«Tra i più illustri maestri del nostro Ateneo, nobile esempio di persona e di ineguagliabile conoscitore e interprete del pensiero antico». Con queste parole il rettore Franco Anelli ha ricordato nel giorno della morte il filosofo Giovanni Reale, professore dell’Università Cattolica dal 1972 fino al 2002, anno in cui concluse il suo insegnamento nell’ateneo di largo Gemelli.
Nato a Candia Lomellina nel 1931, il filosofo si è formato e laureato nel nostro ateneo alla scuola di monsignor Francesco Olgiati e in seguito è stato a lungo ordinario di Storia della Filosofia Antica fondando il Centro di ricerche di Metafisica.
Studioso affermato in campo internazionale, Giovanni Reale è stato autore di una monumentale storia della filosofia greca e romana, sulla quale si sono formati numerosi studiosi e studenti, e di innumerevoli contributi e saggi scientifici, su Platone, Aristotele, Seneca, Plotino e Agostino, molti dei quali destinati alla circolazione internazionale, attraverso la traduzione in ben 13 lingue straniere. Ha diretto importanti collane scientifiche ed edizioni di testi in lingua originale. Lascia così una ricca messe di studi, che ne testimonia il valore e l’impegno di studioso e di maestro.

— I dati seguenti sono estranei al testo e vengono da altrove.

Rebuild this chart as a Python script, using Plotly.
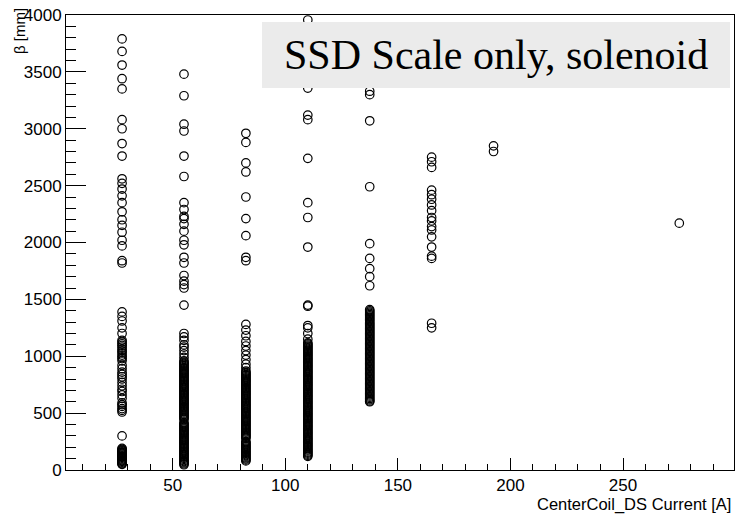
import plotly.graph_objects as go

# Coil current settings (A) and the beta values (mm) measured at each one
currents = [27.5, 55.0, 82.5, 110.0, 137.5, 165.0, 192.5, 275.0]

beta_27 = [3790, 3680, 3560, 3440, 3350, 3080, 3000, 2870, 2760, 2560, 2520,
           2470, 2410, 2350, 2270, 2200, 2150, 2090, 2020, 1970, 1840, 1820,
           1390, 1350, 1310, 1250, 1200, 1140, 1125, 1110, 1095, 1080, 1060,
           1045, 1030, 1010, 995, 980, 960, 920, 890, 860, 840, 820, 800, 770,
           740, 710, 690, 660, 630, 590, 575, 560, 540, 525, 510, 300,
           190, 182, 175, 168, 160, 153, 146, 139, 132, 125, 118, 111, 104,
           97, 90, 83, 76, 69, 62, 55, 50]

beta_55 = [3480, 3290, 3040, 2980, 2760, 2580, 2350, 2290, 2230, 2210, 2160,
           2100, 2020, 1980, 1870, 1820, 1710, 1660, 1630, 1600, 1450,
           1200, 1170, 1140, 1100, 1080, 1050, 1020, 990, 960,
           948, 938, 929, 919, 910, 900, 891, 881, 872, 862, 853, 843, 834,
           824, 815, 805, 796, 786, 777, 767, 758, 748, 739, 729, 720, 710,
           701, 691, 682, 672, 663, 653, 644, 634, 625, 615, 606, 596, 587,
           577, 568, 558, 549, 539, 530, 520, 511, 501, 492, 482, 473, 463,
           454, 444, 416, 406, 397, 387, 378, 368, 359, 349, 340, 330, 321,
           311, 302, 292, 283, 273, 264, 254, 245, 235, 226, 216, 207, 197,
           188, 178, 169, 159, 150, 140, 131, 121, 112, 102, 93, 83, 74, 64,
           55, 46]

beta_82 = [2960, 2880, 2700, 2620, 2400, 2210, 2060, 1870, 1840,
           1280, 1230, 1180, 1130, 1090, 1050, 1010, 970, 930, 900, 870,
           858, 849, 839, 830, 820, 811, 801, 792, 782, 773, 763, 754, 744,
           735, 725, 716, 706, 697, 687, 678, 668, 659, 649, 640, 630, 621,
           611, 602, 592, 583, 573, 564, 554, 545, 535, 526, 516, 507, 497,
           488, 478, 469, 459, 450, 440, 431, 421, 412, 402, 393, 383, 374,
           364, 355, 345, 336, 326, 317, 307, 298, 288, 279, 250, 241, 231,
           222, 212, 203, 193, 184, 174, 165, 155, 146, 136, 127, 117, 108,
           98, 89, 80]

beta_110 = [3956, 3358, 3120, 3080, 2740, 2350, 2220, 1960, 1450, 1440,
            1270, 1250, 1200, 1150,
            1118, 1108, 1099, 1089, 1080, 1070, 1061, 1051, 1042, 1032, 1023,
            1013, 1004, 994, 985, 975, 966, 956, 947, 937, 928, 918, 909, 899,
            890, 880, 871, 861, 852, 842, 833, 823, 814, 804, 795, 785, 776,
            766, 757, 747, 738, 728, 719, 709, 700, 690, 681, 671, 662, 652,
            643, 633, 624, 614, 605, 595, 586, 576, 567, 557, 548, 538, 529,
            519, 510, 500, 491, 481, 472, 462, 453, 443, 434, 424, 415, 405,
            396, 386, 377, 367, 358, 348, 339, 329, 320, 310, 301, 291, 282,
            272, 263, 253, 244, 234, 225, 215, 206, 196, 187, 177, 168, 158,
            149, 139, 130, 120]

beta_137 = [3330, 3300, 3070, 2490, 1990, 1860, 1770, 1700, 1620,
            1410, 1399, 1388, 1377, 1366, 1355, 1344, 1333, 1322, 1311, 1300,
            1289, 1278, 1267, 1256, 1245, 1234, 1223, 1212, 1201, 1190, 1179,
            1168, 1157, 1146, 1135, 1124, 1113, 1102, 1091, 1080, 1069, 1058,
            1047, 1036, 1025, 1014, 1003, 992, 981, 970, 959, 948, 937, 926,
            915, 904, 893, 882, 871, 860, 849, 838, 827, 816, 805, 794, 783,
            772, 761, 750, 739, 728, 717, 706, 695, 684, 673, 662, 651, 640,
            629, 618, 607, 600]

beta_165 = [2750, 2710, 2660, 2460, 2420, 2380, 2330, 2280, 2220, 2190,
            2140, 2110, 2050, 1960, 1880, 1860, 1290, 1250]

beta_192 = [2850, 2800]

beta_275 = [2170]

beta_by_current = [beta_27, beta_55, beta_82, beta_110,
                   beta_137, beta_165, beta_192, beta_275]

x_vals, y_vals = [], []
for cur, betas in zip(currents, beta_by_current):
    for b in betas:
        x_vals.append(cur)
        y_vals.append(b)

W, H = 739, 514
L, R, T, B = 66, 5, 15, 44
pw, ph = W - L - R, H - T - B


def px(xp):
    return (xp - L) / pw


def py(yp):
    return (H - B - yp) / ph


fig = go.Figure()
fig.add_trace(go.Scatter(
    x=x_vals, y=y_vals, mode="markers",
    marker=dict(symbol="circle-open", size=8.5, color="black",
                line=dict(color="black", width=1.2)),
    hoverinfo="x+y", showlegend=False,
))

axis_font = dict(family="Liberation Sans, Arial, sans-serif", size=17, color="black")

fig.update_xaxes(
    range=[2.6, 299.3], showgrid=False, zeroline=False,
    showline=True, linecolor="black", linewidth=1, mirror=True,
    ticks="inside", ticklen=12, tickwidth=1, tickcolor="black",
    tick0=0, dtick=50, tickfont=axis_font, ticklabelstandoff=0,
    minor=dict(ticks="inside", ticklen=6, dtick=10, tick0=0, tickcolor="black", showgrid=False),
)
fig.update_yaxes(
    range=[0, 4000], showgrid=False, zeroline=False,
    showline=True, linecolor="black", linewidth=1, mirror=True,
    ticks="inside", ticklen=20, tickwidth=1, tickcolor="black",
    tick0=0, dtick=500, tickfont=axis_font, ticklabelstandoff=0,
    minor=dict(ticks="inside", ticklen=10, dtick=100, tick0=0, tickcolor="black", showgrid=False),
)

# Title pave
fig.add_shape(type="rect", xref="paper", yref="paper",
              x0=px(262), x1=px(730), y0=py(88), y1=py(22),
              fillcolor="#ebebeb", line=dict(width=0), layer="above")

fig.add_annotation(
    text="SSD Scale only, solenoid", xref="paper", yref="paper",
    x=px(496), y=py(55), xanchor="center", yanchor="middle", showarrow=False,
    font=dict(family="Liberation Serif, Times New Roman, serif", size=42, color="black"),
)

fig.add_annotation(
    text="CenterCoil_DS Current [A]", xref="paper", yref="paper",
    x=px(733), y=py(504), xanchor="right", yanchor="middle", showarrow=False,
    font=dict(family="Liberation Sans, Arial, sans-serif", size=16.5, color="black"),
)

fig.add_annotation(
    text="β [mm]", xref="paper", yref="paper", textangle=-90,
    x=px(19), y=py(6), xanchor="center", yanchor="top", showarrow=False,
    font=dict(family="Liberation Sans, Arial, sans-serif", size=15, color="black"),
)

fig.update_layout(
    width=W, height=H,
    margin=dict(l=L, r=R, t=T, b=B),
    paper_bgcolor="white", plot_bgcolor="white",
)

fig.write_html("out.html")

In particolare, afferma il preside della facoltà di Lettere e filosofia dell’ateneo Angelo Bianchi, «è stato cultore e interprete del pensiero di Platone, sul quale è tornato più volte nel corso della sua lunga e feconda attività di ricerca, e dell’eredità platonica nel pensiero occidentale, nella quale riconosceva alcuni tratti fondamentali della nostra civiltà. La facoltà e l’Università Cattolica non mancheranno di ricordare già nei prossimi mesi la figura e l’opera del professor Giovanni Reale».
Uno dei suoi principali allievi, il professor Roberto Radice, lo ricorda con queste parole in un articolo pubblicato oggi sul quotidiano “Avvenire”: «Bisogna presentare la figura di Giovanni Reale dal fondo, come se tutto il lavoro che ha fatto, grande come studioso, gigantesco come editore e diffusore della filosofia, avesse un frutto - scrive Radice - . Parliamo appunto del frutto. Si chiama saggezza e per lui è “Saggezza antica” (ed. Cortina, Milano 1995) che viene direttamente dalle origini della filosofia greca e in particolare da Platone. Si tratta della ricerca di una speciale forma di bellezza che non si può possedere, ma solo assimilare, perché in gran parte è una specie di equilibrio interiore, si direbbe una “temperanza”, senza eccessi, che però non si isola dal mondo esterno, ma sempre lo domina. Lo governa nella certezza che tutto quanto il sapiente fa non è per oggi, ma per sempre: “tale è proprio la caratteristica di fondo della saggezza dei Greci: mentre l’uomo di oggi pensa e lavora per il qui e per l’ora, l’uomo antico cercava di lavorare per il sempre” (da Saggezza antica, p. 247)».
«Per Reale - prosegue il professor Radice su “Avvenire” - il mondo delle Idee arricchisce e spiega la realtà materiale, e unifica in una sola prospettiva gli ideali, gli spiriti, gli enti di ragione e anche tutto quanto si coglie con i sensi. Se si rompesse questa armonia avremmo un mondo squilibrato, destinato alla precarietà, e pure nichilistico, cioè votato al nulla. Ecco perché l’attenzione e l’impegno di Reale sono stati così a lungo assorbiti da Platone, perché qui trovava l’inizio della riscossa, e quella traccia di eternità (“il per sempre” di cui dicevamo) che avrebbe impedito all’uomo di finire nel nulla».
«Questa tesi si esprime in Platone - conclude l’allievo - , ma Reale la persegue in tutto il pensiero antico e – con l’aiuto di Dario Antiseri – anche nel moderno e nel contemporaneo (in Il pensiero occidentale, La Scuola, Brescia 1983). Insomma, lo insegue in tutto il corso della filosofia, come suo riferimento costante, che vale quando c’è e vale anche quando è negato, perché dà senso a tutto».